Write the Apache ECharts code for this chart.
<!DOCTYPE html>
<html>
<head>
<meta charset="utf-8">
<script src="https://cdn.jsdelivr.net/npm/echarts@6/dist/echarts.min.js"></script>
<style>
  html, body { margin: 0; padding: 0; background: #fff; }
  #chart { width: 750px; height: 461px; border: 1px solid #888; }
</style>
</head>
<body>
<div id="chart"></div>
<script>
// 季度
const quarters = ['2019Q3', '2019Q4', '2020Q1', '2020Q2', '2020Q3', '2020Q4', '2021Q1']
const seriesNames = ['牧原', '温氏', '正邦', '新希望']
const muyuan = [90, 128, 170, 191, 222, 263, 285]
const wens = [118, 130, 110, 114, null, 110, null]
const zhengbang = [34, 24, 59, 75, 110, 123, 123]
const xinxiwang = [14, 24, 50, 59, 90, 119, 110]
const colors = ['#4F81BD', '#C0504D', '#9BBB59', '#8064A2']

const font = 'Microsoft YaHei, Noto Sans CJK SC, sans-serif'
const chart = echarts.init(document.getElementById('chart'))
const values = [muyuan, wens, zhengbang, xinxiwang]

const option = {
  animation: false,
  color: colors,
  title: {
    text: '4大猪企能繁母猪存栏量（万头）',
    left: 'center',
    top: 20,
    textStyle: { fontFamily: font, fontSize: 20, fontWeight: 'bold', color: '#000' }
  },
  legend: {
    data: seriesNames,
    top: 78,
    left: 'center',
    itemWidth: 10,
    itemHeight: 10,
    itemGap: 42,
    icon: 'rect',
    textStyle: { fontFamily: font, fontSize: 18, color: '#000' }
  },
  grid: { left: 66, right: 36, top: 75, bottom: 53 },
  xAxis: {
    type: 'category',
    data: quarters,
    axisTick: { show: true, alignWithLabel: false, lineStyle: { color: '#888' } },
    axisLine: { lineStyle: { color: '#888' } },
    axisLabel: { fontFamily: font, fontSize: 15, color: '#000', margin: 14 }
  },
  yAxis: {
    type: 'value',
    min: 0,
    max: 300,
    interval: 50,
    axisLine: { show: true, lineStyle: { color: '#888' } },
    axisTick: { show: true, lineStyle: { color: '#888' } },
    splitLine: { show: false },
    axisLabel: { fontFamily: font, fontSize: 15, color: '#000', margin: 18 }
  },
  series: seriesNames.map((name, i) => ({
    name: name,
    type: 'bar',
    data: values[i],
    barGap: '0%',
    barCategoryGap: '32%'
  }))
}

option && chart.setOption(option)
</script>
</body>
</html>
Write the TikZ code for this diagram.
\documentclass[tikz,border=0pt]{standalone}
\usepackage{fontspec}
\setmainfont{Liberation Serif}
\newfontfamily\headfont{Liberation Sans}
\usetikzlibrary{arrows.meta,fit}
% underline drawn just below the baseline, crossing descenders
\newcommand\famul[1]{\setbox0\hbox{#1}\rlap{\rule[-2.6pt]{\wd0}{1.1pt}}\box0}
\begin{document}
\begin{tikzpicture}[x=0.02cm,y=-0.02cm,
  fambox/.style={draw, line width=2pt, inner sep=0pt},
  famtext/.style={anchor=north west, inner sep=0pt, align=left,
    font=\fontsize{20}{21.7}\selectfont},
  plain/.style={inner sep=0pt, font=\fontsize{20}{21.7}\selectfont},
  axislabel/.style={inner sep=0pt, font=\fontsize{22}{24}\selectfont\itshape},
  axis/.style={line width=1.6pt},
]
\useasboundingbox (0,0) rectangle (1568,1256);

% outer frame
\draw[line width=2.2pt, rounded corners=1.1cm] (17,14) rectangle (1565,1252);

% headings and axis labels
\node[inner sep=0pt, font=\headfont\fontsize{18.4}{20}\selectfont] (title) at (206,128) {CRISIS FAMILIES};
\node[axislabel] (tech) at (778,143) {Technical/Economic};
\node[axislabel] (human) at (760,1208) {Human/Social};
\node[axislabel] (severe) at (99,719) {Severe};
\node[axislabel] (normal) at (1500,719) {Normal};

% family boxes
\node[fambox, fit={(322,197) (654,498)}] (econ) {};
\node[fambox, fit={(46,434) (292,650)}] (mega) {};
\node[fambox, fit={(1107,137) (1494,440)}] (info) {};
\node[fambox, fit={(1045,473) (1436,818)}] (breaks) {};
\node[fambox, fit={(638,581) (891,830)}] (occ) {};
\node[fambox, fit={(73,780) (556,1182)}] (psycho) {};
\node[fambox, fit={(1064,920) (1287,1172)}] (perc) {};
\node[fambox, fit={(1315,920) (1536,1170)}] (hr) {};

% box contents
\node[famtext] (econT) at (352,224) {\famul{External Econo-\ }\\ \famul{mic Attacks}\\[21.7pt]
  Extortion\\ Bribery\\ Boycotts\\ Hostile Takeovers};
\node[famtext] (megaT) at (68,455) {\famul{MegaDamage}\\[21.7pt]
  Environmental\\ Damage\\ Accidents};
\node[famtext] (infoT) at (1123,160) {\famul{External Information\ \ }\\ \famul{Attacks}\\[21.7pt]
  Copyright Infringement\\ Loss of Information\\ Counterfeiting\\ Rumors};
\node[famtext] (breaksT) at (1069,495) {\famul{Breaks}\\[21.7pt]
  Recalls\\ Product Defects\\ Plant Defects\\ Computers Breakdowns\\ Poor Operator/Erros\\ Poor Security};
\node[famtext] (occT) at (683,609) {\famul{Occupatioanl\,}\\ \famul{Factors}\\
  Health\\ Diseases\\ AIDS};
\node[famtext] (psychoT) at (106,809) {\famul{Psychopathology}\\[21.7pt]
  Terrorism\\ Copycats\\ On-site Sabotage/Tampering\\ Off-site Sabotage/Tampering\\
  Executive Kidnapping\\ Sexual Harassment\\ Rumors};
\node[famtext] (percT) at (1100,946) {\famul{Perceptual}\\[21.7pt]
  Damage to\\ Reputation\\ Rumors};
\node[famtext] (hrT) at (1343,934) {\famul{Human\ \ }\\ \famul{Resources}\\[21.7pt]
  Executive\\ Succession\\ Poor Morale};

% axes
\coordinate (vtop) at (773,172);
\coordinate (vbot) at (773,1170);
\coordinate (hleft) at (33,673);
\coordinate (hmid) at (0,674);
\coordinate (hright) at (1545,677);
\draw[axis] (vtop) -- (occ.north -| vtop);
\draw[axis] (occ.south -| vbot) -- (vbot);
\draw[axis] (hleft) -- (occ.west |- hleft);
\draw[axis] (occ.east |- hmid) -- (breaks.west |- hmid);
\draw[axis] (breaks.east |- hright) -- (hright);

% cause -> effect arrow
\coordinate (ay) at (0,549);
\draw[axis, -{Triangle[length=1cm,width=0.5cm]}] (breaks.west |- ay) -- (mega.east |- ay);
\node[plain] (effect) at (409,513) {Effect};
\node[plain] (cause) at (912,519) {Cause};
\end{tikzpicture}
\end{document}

—————

REQUIRED WORK: Beginning at the top of the data, please return every line until and including the line containing "const colors = ['#4F81BD', '#C0504D', '#9BBB59', '#8064A2']", copied exactly, and nothing past it.

TASK OUTPUT:
Write the Apache ECharts code for this chart.
<!DOCTYPE html>
<html>
<head>
<meta charset="utf-8">
<script src="https://cdn.jsdelivr.net/npm/echarts@6/dist/echarts.min.js"></script>
<style>
  html, body { margin: 0; padding: 0; background: #fff; }
  #chart { width: 750px; height: 461px; border: 1px solid #888; }
</style>
</head>
<body>
<div id="chart"></div>
<script>
// 季度
const quarters = ['2019Q3', '2019Q4', '2020Q1', '2020Q2', '2020Q3', '2020Q4', '2021Q1']
const seriesNames = ['牧原', '温氏', '正邦', '新希望']
const muyuan = [90, 128, 170, 191, 222, 263, 285]
const wens = [118, 130, 110, 114, null, 110, null]
const zhengbang = [34, 24, 59, 75, 110, 123, 123]
const xinxiwang = [14, 24, 50, 59, 90, 119, 110]
const colors = ['#4F81BD', '#C0504D', '#9BBB59', '#8064A2']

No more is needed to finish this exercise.